Tahun demi tahun seiringan dengan datangnya musim kering, kabut asap pun bangkit dari persembunyiannya. Saat musim kemarau tiba, lahan-lahan kosong yang ada di sekitar kota secara ajaib menjadi tanah subur untuk perkebunan api. Di tengah upaya global untuk mengurangi emisi gas, kabut asap di Pontianak mungkin bisa dijadikan sebagai contoh edukasi: "Ini, anak-anak, adalah konsekuensi nyata dari sikap alergi terhadap tindakan preventif dan cinta terhadap kebakaran liar."
Kabut asap di Pontianak bukan sekadar bencana alam biasa, melainkan cerminan dari kebijakan lingkungan yang lemah. Setiap kali kabut asap muncul dan memenuhi udara Pontianak dan sekitarnya, apa yang pemerintah lakukan? Mengeluarkan surat edaran bagi anak sekolah untuk belajar di rumah sebagai solusi kilat! Sebenarnya, kita semua tahu apa yang perlu dilakukan. Penegakan hukum yang tegas, penindakan terhadap para pelaku pembakaran hutan, pengawasan ketat terhadap lahan-lahan yang rawan terbakar, dan investasi serius dalam teknologi pengendalian kebakaran adalah langkah-langkah yang seharusnya telah diambil jauh-jauh hari. Tapi mengapa melakukan tindakan preventif yang rumit, ketika bisa dengan mudah mengambil tindakan reaktif yang sederhana dan tampak seperti cepat tanggap?
Terkait pemindahan ibu kota sebagai respons terhadap kerusakan lingkungan di Jakarta, hal ini seakan-akan mengabaikan kenyataan bahwa kondisi lingkungan di Kalimantan juga rentan terhadap degradasi dan kerusakan yang serupa. Jika dilihat dari masalah kabut asap ini, apakah Kalimantan, sebagai tujuan alternatif, benar-benar dapat dianggap sebagai tempat yang lebih baik dalam hal lingkungan?
Selanjutnya, kabut asap di Pontianak adalah lebih dari sekadar masalah lokal, sebab kabut asap tak mengenal batas politik atau perbatasan geografis. Seperti yang sudah-sudah, begitu angin membawanya melintasi batas, kabut tersebut dengan tanpa ampun menyebarkan partikel beracun ke wilayah tetangga. Meskipun pemerintah menggunakan helikopter dalam upaya memadamkan api serta menyemai awan untuk menghasilkan hujan, terus berulangnya masalah ini menimbulkan kesan bahwa Indonesia tidak mampu mengatasi masalah lingkungan yang signifikan ini, bahkan cenderung bersikap pasif. Sementara Indonesia ingin dilihat sebagai pemimpin regional dan global yang bertanggung jawab dan berkomitmen dalam menjaga lingkungan, siklus tahunan kabut asap mengirim pesan yang berkebalikan.

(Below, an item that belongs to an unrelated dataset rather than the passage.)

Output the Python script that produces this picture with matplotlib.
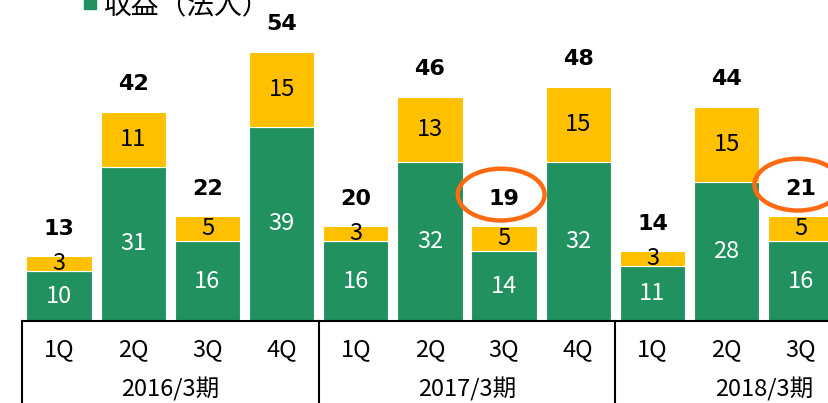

Di tengah-tengah kelamnya situasi ini, apa lagi yang bisa diharapkan selain keajaiaban turunnya hujan? Namun sambil menunggu datangnya hujan yang setidaknya dapat mengurangi tebalnya asap di kota ini, muncul pertanyaan: Mau sampai kapan? Mengapa setiap tahunnya hanya mengandalkan keberuntungan akan turun hujan? Mengapa setelah bertahun-tahun dihadapkan dengan masalah yang sama, masih belum ada upaya untuk menciptakan solusi jangka panjang yang dapat mengurangi masalah kabut asap secara efektif dan signifikan? Mungkin, ini semua hanya bagian dari strategi kebijakan yang lebih besar, yang mengajarkan kita untuk bersabar dan menghargai keindahan dalam kehancuran. Kita diajari untuk melihat sisi cerah dari setiap bencana, untuk menemukan seni dalam bau tajam dan pemandangan yang terhalang. Dalam hal ini, Pontianak mungkin menjadi guru yang bijak, mengajarkan kita bahwa hidup bukanlah tentang mengatasi masalah, tetapi tentang mengasah kemampuan kita untuk bertahan di tengah bencana.